**EXERCISE DIRECTIONS**
With the pictures left out, copy the listing below exactly.

**DATA EXCERPT**
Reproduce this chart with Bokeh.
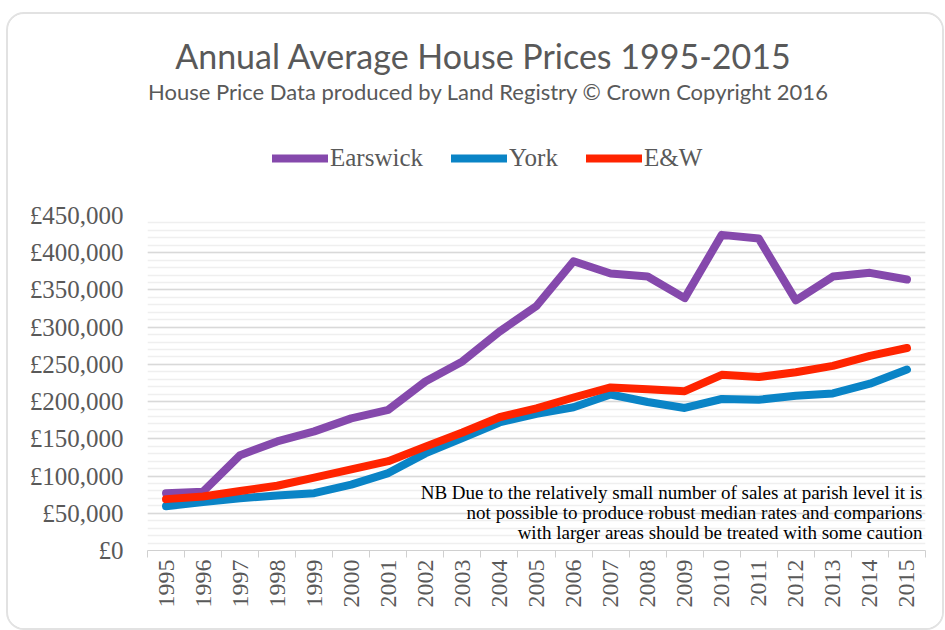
import math
from bokeh.plotting import figure
from bokeh.layouts import column
from bokeh.models import Range1d, FixedTicker, SingleIntervalTicker, Label, Legend, LegendItem
from bokeh.embed import file_html
from bokeh.resources import INLINE

years = list(range(1995, 2016))
earswick = [77000, 79000, 128000, 146500, 160000, 177500, 189000, 227000, 254000, 294000,
            328500, 388500, 372000, 368000, 339000, 424000, 419000, 336000, 368000, 373000, 364000]
york = [59500, 65000, 70000, 74000, 77000, 88500, 104000, 130500, 151000, 172000,
        183500, 192500, 209500, 199500, 191500, 203500, 202500, 208000, 211000, 224000, 243000]
ew = [69000, 72500, 80000, 87000, 98000, 109000, 120000, 139500, 158500, 179000,
      191000, 205500, 219000, 216500, 214000, 236000, 233000, 239500, 248000, 261500, 272000]
y_ticks = [0, 50000, 100000, 150000, 200000, 250000, 300000, 350000, 400000, 450000]
y_tick_labels = ["£0", "£50,000", "£100,000", "£150,000", "£200,000", "£250,000",
                 "£300,000", "£350,000", "£400,000", "£450,000"]
series_names = ["Earswick", "York", "E&W"]
series_colors = ["#8549AC", "#0A84C6", "#FF2400"]
title_text = "Annual Average House Prices 1995-2015"
subtitle_text = "House Price Data produced by Land Registry © Crown Copyright 2016"
note_lines = ["NB Due to the relatively small number of sales at parish level it is",
              "not possible to produce robust median rates and comparions",
              "with larger areas should be treated with some caution"]

gray = "#595959"
W = 934
HH = 186   # header height
MH = 428   # main chart height
BL, BR = 139, 17  # side borders shared by both figures (frames are aligned in the column)

# ---------- header: title, subtitle, legend ----------
h = figure(width=W, height=HH, output_backend="svg", toolbar_location=None,
           x_range=Range1d(BL, W - BR), y_range=Range1d(0, HH),
           min_border_left=BL, min_border_right=BR, min_border_top=0, min_border_bottom=0)
h.axis.visible = False
h.grid.visible = False
h.outline_line_color = None
h.background_fill_color = "white"
h.border_fill_color = "white"

h.add_layout(Label(x=475, y=145, text=title_text, text_align="center", text_baseline="middle",
                   text_font="Lato", text_font_size="34px", text_color=gray))
h.add_layout(Label(x=480, y=109, text=subtitle_text, text_align="center", text_baseline="middle",
                   text_font="Lato", text_font_size="22px", text_color=gray))

items = []
for name, vals, col in zip(series_names, [earswick, york, ew], series_colors):
    # legend keys only: these lines fall outside the header's range, so they are not drawn
    r = h.line(years, vals, line_color=col, line_width=8, line_cap="round")
    items.append(LegendItem(label=name, renderers=[r]))

legend = Legend(items=items, orientation="horizontal", location=(125, 28))
legend.background_fill_alpha = 0
legend.border_line_color = None
legend.padding = 0
legend.margin = 0
legend.spacing = 28
legend.label_standoff = 2
legend.glyph_width = 56
legend.glyph_height = 22
legend.label_text_font = "Liberation Serif"
legend.label_text_font_size = "25px"
legend.label_text_color = gray
h.add_layout(legend, "center")

# ---------- main chart ----------
p = figure(width=W, height=MH, output_backend="svg", toolbar_location=None,
           x_range=Range1d(years[0] - 0.5, years[-1] + 0.5), y_range=Range1d(0, 450000),
           min_border_left=BL, min_border_right=BR, min_border_top=15, min_border_bottom=78)
p.outline_line_color = None
p.background_fill_color = "white"
p.border_fill_color = "white"

p.xaxis.ticker = FixedTicker(ticks=years, minor_ticks=[y - 0.5 for y in years] + [years[-1] + 0.5])
p.xaxis.major_tick_line_color = None
p.xaxis.minor_tick_line_color = "#d0d0d0"
p.xaxis.minor_tick_out = 7
p.xaxis.minor_tick_in = 0
p.xaxis.axis_line_color = "#d0d0d0"
p.xaxis.major_label_orientation = math.pi / 2
p.xaxis.major_label_text_font = "Liberation Serif"
p.xaxis.major_label_text_font_size = "24px"
p.xaxis.major_label_text_color = gray
p.xaxis.major_label_standoff = 2
p.xgrid.grid_line_color = None

p.yaxis.ticker = SingleIntervalTicker(interval=50000, num_minor_ticks=5)
p.yaxis.major_label_overrides = {t: l for t, l in zip(y_ticks, y_tick_labels)}
p.yaxis.axis_line_color = None
p.yaxis.major_tick_line_color = None
p.yaxis.minor_tick_line_color = None
p.yaxis.major_label_text_font = "Liberation Serif"
p.yaxis.major_label_text_font_size = "25px"
p.yaxis.major_label_text_color = gray
p.yaxis.major_label_standoff = 18
p.ygrid.grid_line_color = "#d9d9d9"
p.ygrid.grid_line_width = 1.5
p.ygrid.minor_grid_line_color = "#efefef"
p.ygrid.minor_grid_line_width = 1.5

for name, vals, col in zip(series_names, [earswick, york, ew], series_colors):
    p.line(years, vals, line_color=col, line_width=8, line_join="round", line_cap="round")

for i, line in enumerate(note_lines):
    p.add_layout(Label(x=years[-1] + 0.5, y=(58 - 20 * i) / 335 * 450000, x_offset=-3,
                       text=line, text_align="right", text_baseline="middle",
                       text_font="Liberation Serif", text_font_size="19px", text_color="#000000"))

layout = column(h, p, spacing=0)
layout.styles = {"margin": "12px 0px 0px 6px", "border": "2px solid #e2e2e2",
                 "border-radius": "18px", "overflow": "hidden", "background-color": "white"}

open("out.html", "w").write(file_html(layout, INLINE))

**RESULT OF THIS TASK**
Reproduce this chart with Bokeh.
import math
from bokeh.plotting import figure
from bokeh.layouts import column
from bokeh.models import Range1d, FixedTicker, SingleIntervalTicker, Label, Legend, LegendItem
from bokeh.embed import file_html
from bokeh.resources import INLINE

years = list(range(1995, 2016))
earswick = [77000, 79000, 128000, 146500, 160000, 177500, 189000, 227000, 254000, 294000,
            328500, 388500, 372000, 368000, 339000, 424000, 419000, 336000, 368000, 373000, 364000]
york = [59500, 65000, 70000, 74000, 77000, 88500, 104000, 130500, 151000, 172000,
        183500, 192500, 209500, 199500, 191500, 203500, 202500, 208000, 211000, 224000, 243000]
ew = [69000, 72500, 80000, 87000, 98000, 109000, 120000, 139500, 158500, 179000,
      191000, 205500, 219000, 216500, 214000, 236000, 233000, 239500, 248000, 261500, 272000]
y_ticks = [0, 50000, 100000, 150000, 200000, 250000, 300000, 350000, 400000, 450000]
y_tick_labels = ["£0", "£50,000", "£100,000", "£150,000", "£200,000", "£250,000",
                 "£300,000", "£350,000", "£400,000", "£450,000"]
series_names = ["Earswick", "York", "E&W"]
series_colors = ["#8549AC", "#0A84C6", "#FF2400"]
title_text = "Annual Average House Prices 1995-2015"
subtitle_text = "House Price Data produced by Land Registry © Crown Copyright 2016"
note_lines = ["NB Due to the relatively small number of sales at parish level it is",
              "not possible to produce robust median rates and comparions",
              "with larger areas should be treated with some caution"]

gray = "#595959"
W = 934
HH = 186   # header height
MH = 428   # main chart height
BL, BR = 139, 17  # side borders shared by both figures (frames are aligned in the column)

# ---------- header: title, subtitle, legend ----------
h = figure(width=W, height=HH, output_backend="svg", toolbar_location=None,
           x_range=Range1d(BL, W - BR), y_range=Range1d(0, HH),
           min_border_left=BL, min_border_right=BR, min_border_top=0, min_border_bottom=0)
h.axis.visible = False
h.grid.visible = False
h.outline_line_color = None
h.background_fill_color = "white"
h.border_fill_color = "white"

h.add_layout(Label(x=475, y=145, text=title_text, text_align="center", text_baseline="middle",
                   text_font="Lato", text_font_size="34px", text_color=gray))
h.add_layout(Label(x=480, y=109, text=subtitle_text, text_align="center", text_baseline="middle",
                   text_font="Lato", text_font_size="22px", text_color=gray))

items = []
for name, vals, col in zip(series_names, [earswick, york, ew], series_colors):
    # legend keys only: these lines fall outside the header's range, so they are not drawn
    r = h.line(years, vals, line_color=col, line_width=8, line_cap="round")
    items.append(LegendItem(label=name, renderers=[r]))

legend = Legend(items=items, orientation="horizontal", location=(125, 28))
legend.background_fill_alpha = 0
legend.border_line_color = None
legend.padding = 0
legend.margin = 0
legend.spacing = 28
legend.label_standoff = 2
legend.glyph_width = 56
legend.glyph_height = 22
legend.label_text_font = "Liberation Serif"
legend.label_text_font_size = "25px"
legend.label_text_color = gray
h.add_layout(legend, "center")

# ---------- main chart ----------
p = figure(width=W, height=MH, output_backend="svg", toolbar_location=None,
           x_range=Range1d(years[0] - 0.5, years[-1] + 0.5), y_range=Range1d(0, 450000),
           min_border_left=BL, min_border_right=BR, min_border_top=15, min_border_bottom=78)
p.outline_line_color = None
p.background_fill_color = "white"
p.border_fill_color = "white"

p.xaxis.ticker = FixedTicker(ticks=years, minor_ticks=[y - 0.5 for y in years] + [years[-1] + 0.5])
p.xaxis.major_tick_line_color = None
p.xaxis.minor_tick_line_color = "#d0d0d0"
p.xaxis.minor_tick_out = 7
p.xaxis.minor_tick_in = 0
p.xaxis.axis_line_color = "#d0d0d0"
p.xaxis.major_label_orientation = math.pi / 2
p.xaxis.major_label_text_font = "Liberation Serif"
p.xaxis.major_label_text_font_size = "24px"
p.xaxis.major_label_text_color = gray
p.xaxis.major_label_standoff = 2
p.xgrid.grid_line_color = None

p.yaxis.ticker = SingleIntervalTicker(interval=50000, num_minor_ticks=5)
p.yaxis.major_label_overrides = {t: l for t, l in zip(y_ticks, y_tick_labels)}
p.yaxis.axis_line_color = None
p.yaxis.major_tick_line_color = None
p.yaxis.minor_tick_line_color = None
p.yaxis.major_label_text_font = "Liberation Serif"
p.yaxis.major_label_text_font_size = "25px"
p.yaxis.major_label_text_color = gray
p.yaxis.major_label_standoff = 18
p.ygrid.grid_line_color = "#d9d9d9"
p.ygrid.grid_line_width = 1.5
p.ygrid.minor_grid_line_color = "#efefef"
p.ygrid.minor_grid_line_width = 1.5

for name, vals, col in zip(series_names, [earswick, york, ew], series_colors):
    p.line(years, vals, line_color=col, line_width=8, line_join="round", line_cap="round")

for i, line in enumerate(note_lines):
    p.add_layout(Label(x=years[-1] + 0.5, y=(58 - 20 * i) / 335 * 450000, x_offset=-3,
                       text=line, text_align="right", text_baseline="middle",
                       text_font="Liberation Serif", text_font_size="19px", text_color="#000000"))

layout = column(h, p, spacing=0)
layout.styles = {"margin": "12px 0px 0px 6px", "border": "2px solid #e2e2e2",
                 "border-radius": "18px", "overflow": "hidden", "background-color": "white"}

open("out.html", "w").write(file_html(layout, INLINE))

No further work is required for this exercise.